Nas ruas das grandes cidades brasileiras já é possível ler em muitas camisetas “100% negro!”. Desde os anos 80, teve início um debate interno sobre a diversidade cultural e racial do brasileiro. A maior parte destes debates contaminou à consciência negra pela brecha da cultura popular. A música e as escolas de samba tiveram, nesse sentido, um importante papel mobilizador. A busca da “pureza africana” acompanhou-se também de uma crítica feroz ao sincretismo. Finalmente, a aprovação de cotas para os afro-brasileiros na universidade e no funcionalismo público acabou por negar a fábula do encontro harmonioso entre as três raças. Durante muitos anos, os negros aceitaram a ilusão de que a mestiçagem poderia ser a solução para a discriminação racial, diluindo a cor em casamentos mistos. Mas a questão da raça está também ligada à da posição social: quanto mais sobem na escala social, mais negros se tornam brancos.

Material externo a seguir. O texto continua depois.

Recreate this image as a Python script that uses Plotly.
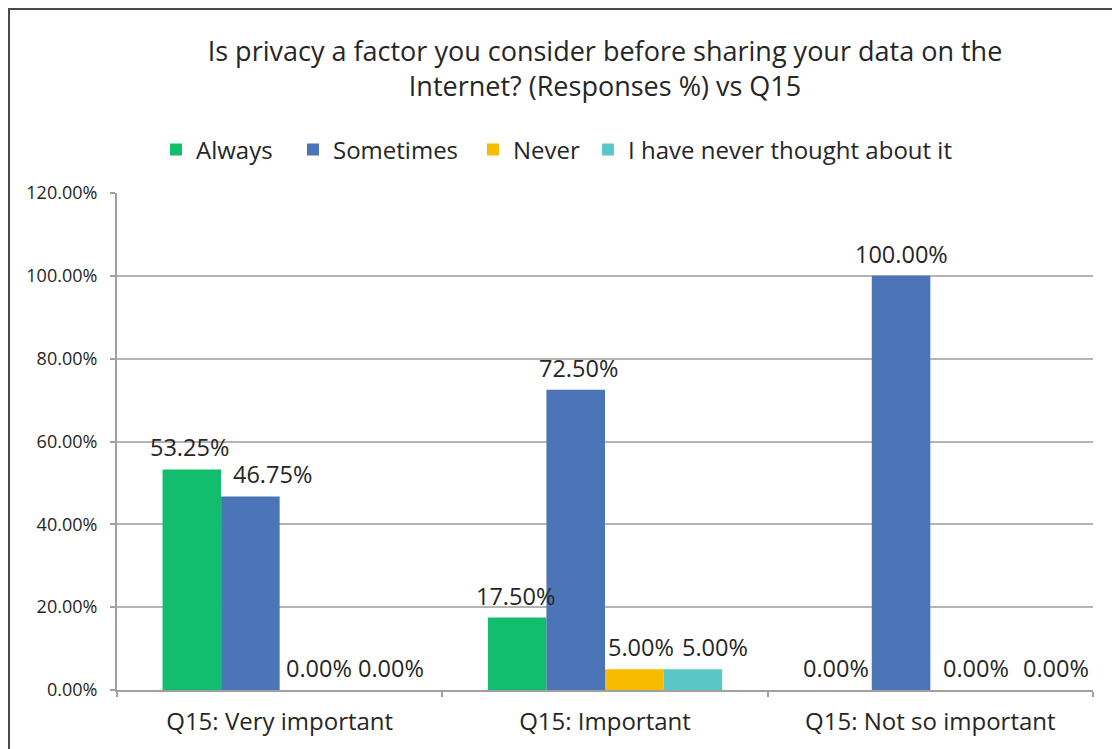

O termo “multiculturalismo”, hoje, tão em moda, designa tanto um fato (sociedades são compostas de grupos culturalmente distintos) quanto uma política (colocada em funcionamento em níveis diferentes) visando à coexistência pacífica entre grupos étnica e culturalmente diferente. A doutrina multiculturalista avança essencialmente a idéia que as culturas minoritárias são discriminadas e devem merecer reconhecimento público. Para se realizarem ou consolidarem, singularidades culturais devem ser amparadas e protegidas pela lei. É o Direito que vai permitir colocar em movimento as condições de uma sociedade multicultural.

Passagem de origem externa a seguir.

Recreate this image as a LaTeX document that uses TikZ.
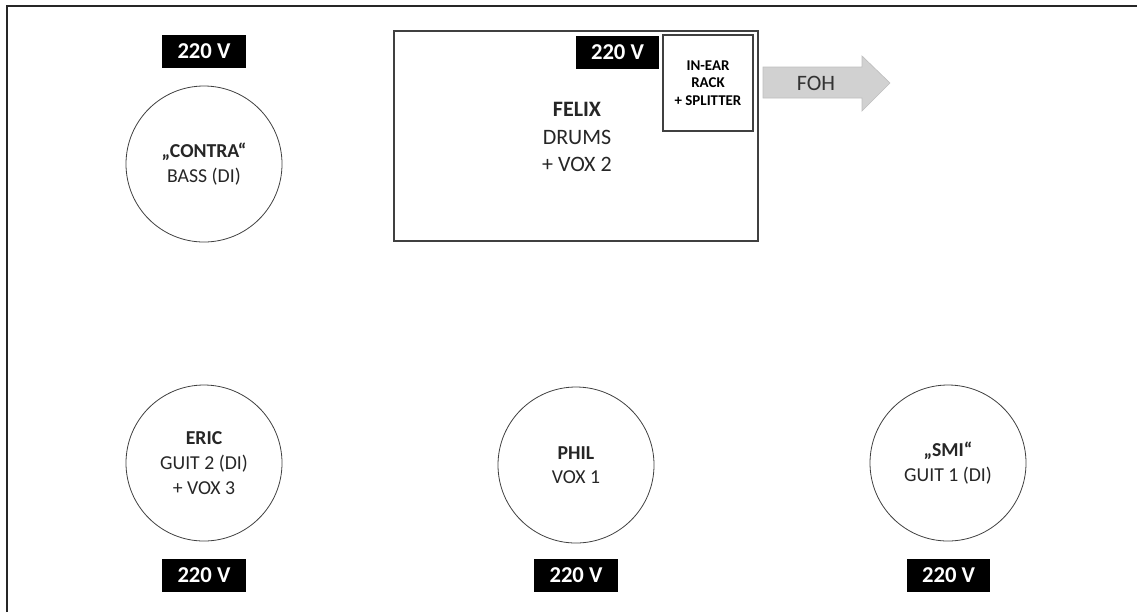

A pergunta a fazer é: será que os fins justificam os meios? O princípio da discriminação positiva não se choca com as exigências de igualdade do Direito? Caminhamos no sentido da justiça social? Sabemos que nem todos os membros das minorias são desfavorecidos e os que sabem aproveitar as vantagens são raramente os mais desfavorecidos. Por outro lado, existem grupos da população realmente desfavorecidos que não pertencem à minorias étnicas. Neste caso, todas as diferenças podem ser defendidas? Sabemos que há riscos do tipo: como proteger a minoria das outras minorias, os explorados dos excluídos? A quem cabe a legitimidade de atribuir uma identidade? Não é o indivíduo o único capaz de escolher sua, ou suas identidades de pertença? Mais ainda, quando pensamos que identidades individuais são construídas em oposição ao grupo de pertença.

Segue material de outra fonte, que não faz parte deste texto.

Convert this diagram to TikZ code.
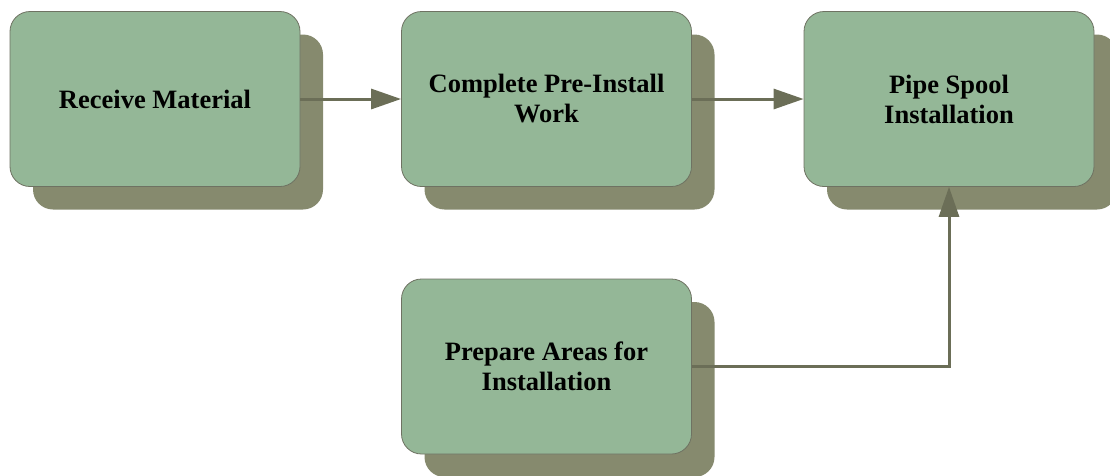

Nas democracias pluralistas, assistimos a um movimento generalizado de incremento das identidades particulares. Minorias, populações autóctones, grupos de migrantes e imigrantes manifestam seu desejo de reconhecimento cultural. “Viver junto”, é uma questão cada vez mais premente. O processo de reafricanização do Brasil talvez melhore o status social, artístico ou religioso de muitos de nós. Mudanças, contudo, dependem diretamente da redistribuição de renda e do fim das desigualdades imensas entre ricos e pobres. Ai, sim, estaremos prontos para construir uma democracia inclusiva e inter-cultural.